Black Friday is a microcosm of our modern day struggles, a perfect example of the swirling environment which has leaves us with discontent and a deep-rooted anxiety. We are in the 21st century and everything is at our fingertips, yet we are more stressed and tired than ever. Maybe this is the issue - we are inundated with texts, tweets, emails, marketting, GIFs, Vines. Food has become take-out and grab as you go, and law-makers have had to put strong legislation into force so we don't kill ourselves operating our vehicles while using our phones. 

 

This is the Delayed Gratification Manifesto, a call for a purposeful restraint from too much stimulus. In our evolution, the ancestors who were able to consume the most sugar would survive the winter. Those that stayed connected to the tribe would never get ostracized. Those that reacted quickest to external stimuli would not get eaten. 

 

We live in a different world, where  sugar is everywhere, where our network is the world wide web, and marketers prey on our senses by exposing us to stimuli we can't ignore. We are slowly rewiring our brains to become addicted to sugar, porn, drugs, alcohol, social media, and toys. These addictions have diminished our focus, decommissioned our control centers and reduced our capacity to focus, or even sit still for a few minutes. 

 

 

The Marshmallow Test, a cruel Stanford experiment to test a child's ability to delay gratification showed that children who could delay gratification (not eat a marshmallow) and accept a larger payout (multiple marshmallows instead) turned out to be more competent later in life. If we can delay gratification and not accept the allure of feeling good for a few moments, we will most certainly reach our goals. The only problem is that in our world, there are many more marshmallows out there. YOLO is the mantra and the days when we had to work hard are seemingly behind us. 

 

 

Delaying gratification is the ticket out of the paradigm that we are trapped in, a growing sea of despondency caused by the endless waves of stimulus that are short-circuiting our brains. Delay your gratification and you'll achieve what you've always thought impossible. Delay your gratification and your focus and mindfulness returns.

 

Here are a few ways to curb your addiction to stimulus: 

 

1. Refrain from electronics one hour before bed and after you wake up. If you're having trouble sleeping, this will help a lot. 

 

2. Chew slower, and stop eating before your stomach is full. You're brain will tell you to keep going, but your body will lose its appetite after 15 minutes. Also, ease up on the simple sugars. 

 

3. The Waiting Game: if you are in line or on the bus, try and wait without checking your phone.
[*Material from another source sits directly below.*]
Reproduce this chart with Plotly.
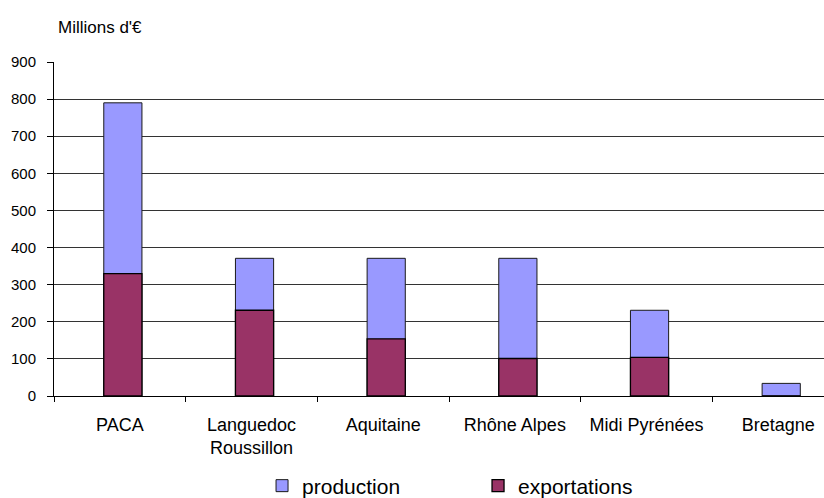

You will start to feel the anxiety creep in; be aware and breathe deep.  

 

4. Avoid caffeinated beverages for a week, then stick to one caffeinated drink per day if you have to. 

 

5. Get better at washing the dishes. We are often in such a rush to get to the next thing that we lose touch of the present. This is an old Eastern mentality - mastering the mundane tasks enables us to see the world more clearly and handle the complexities of life.